はじめに
今回はデジタルエフェクターのA/Dコンバータ入力するための前端アナログ回路について調べたりしてみた。
デジタルエフェクターを直接設計するわけではない。
音声信号をデジタル系に渡すための最低限の知識を得るためのものである。
回路構成
今回作った回路は以下の通りです。
ポイントは以下のとおりである
増幅度について
まず一個目は増幅器を二個置く理由は利得の余裕を取るという目的、波形ひずみを少なく抑えて振幅増幅するというものである。
アンチエイリアスフィルタについて
Baker's Best:アンチエイリアスフィルタの役割 - EDN Japan
二個目の2次フィルタは可聴域以上の周波数を大きくカットするためである。
これはもしサンプリング周波数が48kHzだった場合に24kHz以上の信号が入ってきた場合に折り返しノイズが発生してうまくサンプリングされないという問題がある。
詳しく知りたい方はサンプリング定理について調べてみるのが良いだろう。
今回はフィルターにVCVSフィルター(Voltage Control Voltage Source)またはSallen-keyフィルターと呼ばれているものを利用している。
この辺も今回は詳しくは説明しないので語句で調べてもらえると嬉しい。
シミュレーション結果
シミュレーションにはLTspiceを用いた。
入力正弦波は440Hzの正弦波でシミュレーションしている
観測点は赤で示した部分である。
結果はこのようになった
出力波形
初段で5倍程度の増幅を行い二段目で二倍の増幅を行っている。
この点でバイアスは印加してあるため出力波形は正の領域にある。
周波数特性
通過特性はカットオフを11kHzあたりに設定しているのでいい感じにできていると思う。
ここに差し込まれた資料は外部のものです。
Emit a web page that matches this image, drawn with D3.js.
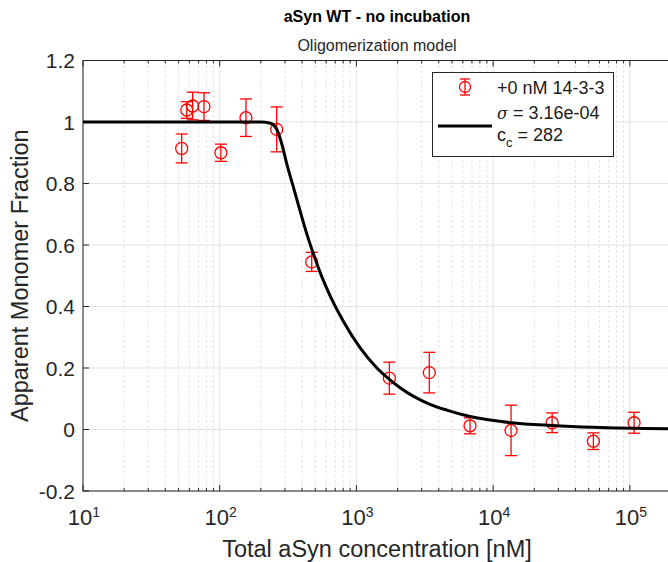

(可聴域は20Hz~20kHz)
ちなみにある程度手前でカットしないと上の領域でカット度合いが上がらないためである。
この辺は結構難しくて調整しながらやっていく必要があると思う。
尚二次型なので-40dB/decとなっている正しくできていると思う。
まとめ
今回は思い付きでアナログ段をやってみたが意外にうまく作れたのではないかと思う。
以下コラムというか注意
このアナログ回路ではいかに忠実に振幅を増幅して適切な位置にバイアスを設定できるかが重要になる。
波形の頭が電源電圧またはオペアンプの上限(rail to railではない場合)に達した場合波形ひずみが生じて音が加工された状態でデジタル系統に行ってしまう。
そのため電源電圧やバイアス電圧の設定。波形のピーク値をA/Dコンバータの最大値を超えないように増幅するのも重要である。
尚アナログ段回路にはもう一個役割がありエイリアシング現象を回避する必要があるので2次型のLPFで18kHz(可聴域が20kHz前後のため)あたりでカットしてやる必要がある。